Problem details: All of the data below must be repeated exactly.

--- Begin Information provided ---

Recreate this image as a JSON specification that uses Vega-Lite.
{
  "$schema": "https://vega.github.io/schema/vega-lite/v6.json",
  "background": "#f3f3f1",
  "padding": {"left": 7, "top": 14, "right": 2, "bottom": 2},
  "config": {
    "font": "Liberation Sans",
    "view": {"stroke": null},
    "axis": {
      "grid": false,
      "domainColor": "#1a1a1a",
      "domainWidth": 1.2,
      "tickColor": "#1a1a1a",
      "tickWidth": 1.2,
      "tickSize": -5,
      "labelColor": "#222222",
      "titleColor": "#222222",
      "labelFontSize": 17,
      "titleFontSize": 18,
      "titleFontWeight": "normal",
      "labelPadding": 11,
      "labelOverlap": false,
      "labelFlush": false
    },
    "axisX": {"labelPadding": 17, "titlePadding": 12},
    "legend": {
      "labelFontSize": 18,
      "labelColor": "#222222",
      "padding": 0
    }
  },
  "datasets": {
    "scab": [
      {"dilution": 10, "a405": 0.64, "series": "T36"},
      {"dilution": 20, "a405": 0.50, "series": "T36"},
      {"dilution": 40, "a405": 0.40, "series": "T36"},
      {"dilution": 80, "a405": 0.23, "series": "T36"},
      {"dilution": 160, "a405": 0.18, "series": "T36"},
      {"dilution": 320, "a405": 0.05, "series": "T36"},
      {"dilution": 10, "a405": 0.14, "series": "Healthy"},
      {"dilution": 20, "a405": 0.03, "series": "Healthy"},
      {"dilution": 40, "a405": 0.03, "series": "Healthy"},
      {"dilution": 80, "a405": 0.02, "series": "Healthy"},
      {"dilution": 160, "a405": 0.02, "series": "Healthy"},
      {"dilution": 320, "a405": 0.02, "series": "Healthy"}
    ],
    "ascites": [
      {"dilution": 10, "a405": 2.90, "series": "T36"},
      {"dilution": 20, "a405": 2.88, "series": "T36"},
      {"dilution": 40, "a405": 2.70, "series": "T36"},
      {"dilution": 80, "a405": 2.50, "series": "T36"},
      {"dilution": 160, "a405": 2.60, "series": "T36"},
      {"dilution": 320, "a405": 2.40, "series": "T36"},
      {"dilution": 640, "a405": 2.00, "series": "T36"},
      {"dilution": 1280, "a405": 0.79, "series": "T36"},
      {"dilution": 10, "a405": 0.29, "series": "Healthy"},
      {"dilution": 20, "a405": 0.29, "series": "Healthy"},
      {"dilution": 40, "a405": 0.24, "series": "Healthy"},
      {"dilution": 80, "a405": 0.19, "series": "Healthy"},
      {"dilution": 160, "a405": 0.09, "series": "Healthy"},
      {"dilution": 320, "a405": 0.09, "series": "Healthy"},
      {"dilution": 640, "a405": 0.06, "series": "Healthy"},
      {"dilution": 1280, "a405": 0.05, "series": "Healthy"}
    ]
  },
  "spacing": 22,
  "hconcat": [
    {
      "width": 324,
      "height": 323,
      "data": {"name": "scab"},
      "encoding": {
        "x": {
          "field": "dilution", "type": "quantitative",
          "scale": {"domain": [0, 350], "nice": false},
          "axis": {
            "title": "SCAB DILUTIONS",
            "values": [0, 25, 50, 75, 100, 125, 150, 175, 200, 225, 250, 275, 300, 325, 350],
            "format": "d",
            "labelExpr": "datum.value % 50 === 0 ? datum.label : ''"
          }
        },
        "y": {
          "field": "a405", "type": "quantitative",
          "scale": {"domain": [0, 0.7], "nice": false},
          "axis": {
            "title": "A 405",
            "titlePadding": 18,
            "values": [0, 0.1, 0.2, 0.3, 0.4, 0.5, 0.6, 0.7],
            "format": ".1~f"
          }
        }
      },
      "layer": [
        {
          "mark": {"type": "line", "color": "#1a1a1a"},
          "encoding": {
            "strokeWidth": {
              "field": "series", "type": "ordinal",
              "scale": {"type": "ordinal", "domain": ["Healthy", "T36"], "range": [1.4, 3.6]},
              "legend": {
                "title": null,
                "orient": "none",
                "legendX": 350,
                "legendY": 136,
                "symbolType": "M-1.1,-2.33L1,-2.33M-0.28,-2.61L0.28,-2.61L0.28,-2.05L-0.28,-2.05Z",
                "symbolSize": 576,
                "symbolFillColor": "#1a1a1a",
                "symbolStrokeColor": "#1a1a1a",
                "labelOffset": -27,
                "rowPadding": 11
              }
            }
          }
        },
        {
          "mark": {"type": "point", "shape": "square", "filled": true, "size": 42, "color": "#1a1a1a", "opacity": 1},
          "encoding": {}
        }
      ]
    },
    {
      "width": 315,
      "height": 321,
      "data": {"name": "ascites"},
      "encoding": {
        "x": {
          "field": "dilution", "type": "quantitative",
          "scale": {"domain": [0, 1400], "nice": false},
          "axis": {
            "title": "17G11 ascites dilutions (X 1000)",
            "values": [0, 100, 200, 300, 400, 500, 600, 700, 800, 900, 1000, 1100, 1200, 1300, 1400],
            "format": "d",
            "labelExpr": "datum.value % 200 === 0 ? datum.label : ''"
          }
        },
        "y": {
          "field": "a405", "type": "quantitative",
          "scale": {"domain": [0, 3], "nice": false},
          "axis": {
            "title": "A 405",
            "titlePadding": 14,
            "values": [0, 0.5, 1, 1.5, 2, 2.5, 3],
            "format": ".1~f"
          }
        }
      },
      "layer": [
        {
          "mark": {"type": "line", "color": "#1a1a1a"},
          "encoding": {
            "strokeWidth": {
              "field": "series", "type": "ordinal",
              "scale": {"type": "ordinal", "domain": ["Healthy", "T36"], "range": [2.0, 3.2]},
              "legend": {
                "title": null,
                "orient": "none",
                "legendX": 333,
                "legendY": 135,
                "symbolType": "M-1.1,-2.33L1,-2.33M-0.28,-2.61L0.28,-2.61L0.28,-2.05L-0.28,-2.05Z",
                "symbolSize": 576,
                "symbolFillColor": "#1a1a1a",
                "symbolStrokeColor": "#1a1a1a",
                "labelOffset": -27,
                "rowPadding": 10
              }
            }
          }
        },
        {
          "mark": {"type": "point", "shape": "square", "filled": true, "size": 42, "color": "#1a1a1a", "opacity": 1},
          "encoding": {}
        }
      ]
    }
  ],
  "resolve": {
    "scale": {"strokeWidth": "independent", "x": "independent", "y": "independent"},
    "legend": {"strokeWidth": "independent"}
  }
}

--- End Information provided ---

Answer:
Recreate this image as a JSON specification that uses Vega-Lite.
{
  "$schema": "https://vega.github.io/schema/vega-lite/v6.json",
  "background": "#f3f3f1",
  "padding": {"left": 7, "top": 14, "right": 2, "bottom": 2},
  "config": {
    "font": "Liberation Sans",
    "view": {"stroke": null},
    "axis": {
      "grid": false,
      "domainColor": "#1a1a1a",
      "domainWidth": 1.2,
      "tickColor": "#1a1a1a",
      "tickWidth": 1.2,
      "tickSize": -5,
      "labelColor": "#222222",
      "titleColor": "#222222",
      "labelFontSize": 17,
      "titleFontSize": 18,
      "titleFontWeight": "normal",
      "labelPadding": 11,
      "labelOverlap": false,
      "labelFlush": false
    },
    "axisX": {"labelPadding": 17, "titlePadding": 12},
    "legend": {
      "labelFontSize": 18,
      "labelColor": "#222222",
      "padding": 0
    }
  },
  "datasets": {
    "scab": [
      {"dilution": 10, "a405": 0.64, "series": "T36"},
      {"dilution": 20, "a405": 0.50, "series": "T36"},
      {"dilution": 40, "a405": 0.40, "series": "T36"},
      {"dilution": 80, "a405": 0.23, "series": "T36"},
      {"dilution": 160, "a405": 0.18, "series": "T36"},
      {"dilution": 320, "a405": 0.05, "series": "T36"},
      {"dilution": 10, "a405": 0.14, "series": "Healthy"},
      {"dilution": 20, "a405": 0.03, "series": "Healthy"},
      {"dilution": 40, "a405": 0.03, "series": "Healthy"},
      {"dilution": 80, "a405": 0.02, "series": "Healthy"},
      {"dilution": 160, "a405": 0.02, "series": "Healthy"},
      {"dilution": 320, "a405": 0.02, "series": "Healthy"}
    ],
    "ascites": [
      {"dilution": 10, "a405": 2.90, "series": "T36"},
      {"dilution": 20, "a405": 2.88, "series": "T36"},
      {"dilution": 40, "a405": 2.70, "series": "T36"},
      {"dilution": 80, "a405": 2.50, "series": "T36"},
      {"dilution": 160, "a405": 2.60, "series": "T36"},
      {"dilution": 320, "a405": 2.40, "series": "T36"},
      {"dilution": 640, "a405": 2.00, "series": "T36"},
      {"dilution": 1280, "a405": 0.79, "series": "T36"},
      {"dilution": 10, "a405": 0.29, "series": "Healthy"},
      {"dilution": 20, "a405": 0.29, "series": "Healthy"},
      {"dilution": 40, "a405": 0.24, "series": "Healthy"},
      {"dilution": 80, "a405": 0.19, "series": "Healthy"},
      {"dilution": 160, "a405": 0.09, "series": "Healthy"},
      {"dilution": 320, "a405": 0.09, "series": "Healthy"},
      {"dilution": 640, "a405": 0.06, "series": "Healthy"},
      {"dilution": 1280, "a405": 0.05, "series": "Healthy"}
    ]
  },
  "spacing": 22,
  "hconcat": [
    {
      "width": 324,
      "height": 323,
      "data": {"name": "scab"},
      "encoding": {
        "x": {
          "field": "dilution", "type": "quantitative",
          "scale": {"domain": [0, 350], "nice": false},
          "axis": {
            "title": "SCAB DILUTIONS",
            "values": [0, 25, 50, 75, 100, 125, 150, 175, 200, 225, 250, 275, 300, 325, 350],
            "format": "d",
            "labelExpr": "datum.value % 50 === 0 ? datum.label : ''"
          }
        },
        "y": {
          "field": "a405", "type": "quantitative",
          "scale": {"domain": [0, 0.7], "nice": false},
          "axis": {
            "title": "A 405",
            "titlePadding": 18,
            "values": [0, 0.1, 0.2, 0.3, 0.4, 0.5, 0.6, 0.7],
            "format": ".1~f"
          }
        }
      },
      "layer": [
        {
          "mark": {"type": "line", "color": "#1a1a1a"},
          "encoding": {
            "strokeWidth": {
              "field": "series", "type": "ordinal",
              "scale": {"type": "ordinal", "domain": ["Healthy", "T36"], "range": [1.4, 3.6]},
              "legend": {
                "title": null,
                "orient": "none",
                "legendX": 350,
                "legendY": 136,
                "symbolType": "M-1.1,-2.33L1,-2.33M-0.28,-2.61L0.28,-2.61L0.28,-2.05L-0.28,-2.05Z",
                "symbolSize": 576,
                "symbolFillColor": "#1a1a1a",
                "symbolStrokeColor": "#1a1a1a",
                "labelOffset": -27,
                "rowPadding": 11
              }
            }
          }
        },
        {
          "mark": {"type": "point", "shape": "square", "filled": true, "size": 42, "color": "#1a1a1a", "opacity": 1},
          "encoding": {}
        }
      ]
    },
    {
      "width": 315,
      "height": 321,
      "data": {"name": "ascites"},
      "encoding": {
        "x": {
          "field": "dilution", "type": "quantitative",
          "scale": {"domain": [0, 1400], "nice": false},
          "axis": {
            "title": "17G11 ascites dilutions (X 1000)",
            "values": [0, 100, 200, 300, 400, 500, 600, 700, 800, 900, 1000, 1100, 1200, 1300, 1400],
            "format": "d",
            "labelExpr": "datum.value % 200 === 0 ? datum.label : ''"
          }
        },
        "y": {
          "field": "a405", "type": "quantitative",
          "scale": {"domain": [0, 3], "nice": false},
          "axis": {
            "title": "A 405",
            "titlePadding": 14,
            "values": [0, 0.5, 1, 1.5, 2, 2.5, 3],
            "format": ".1~f"
          }
        }
      },
      "layer": [
        {
          "mark": {"type": "line", "color": "#1a1a1a"},
          "encoding": {
            "strokeWidth": {
              "field": "series", "type": "ordinal",
              "scale": {"type": "ordinal", "domain": ["Healthy", "T36"], "range": [2.0, 3.2]},
              "legend": {
                "title": null,
                "orient": "none",
                "legendX": 333,
                "legendY": 135,
                "symbolType": "M-1.1,-2.33L1,-2.33M-0.28,-2.61L0.28,-2.61L0.28,-2.05L-0.28,-2.05Z",
                "symbolSize": 576,
                "symbolFillColor": "#1a1a1a",
                "symbolStrokeColor": "#1a1a1a",
                "labelOffset": -27,
                "rowPadding": 10
              }
            }
          }
        },
        {
          "mark": {"type": "point", "shape": "square", "filled": true, "size": 42, "color": "#1a1a1a", "opacity": 1},
          "encoding": {}
        }
      ]
    }
  ],
  "resolve": {
    "scale": {"strokeWidth": "independent", "x": "independent", "y": "independent"},
    "legend": {"strokeWidth": "independent"}
  }
}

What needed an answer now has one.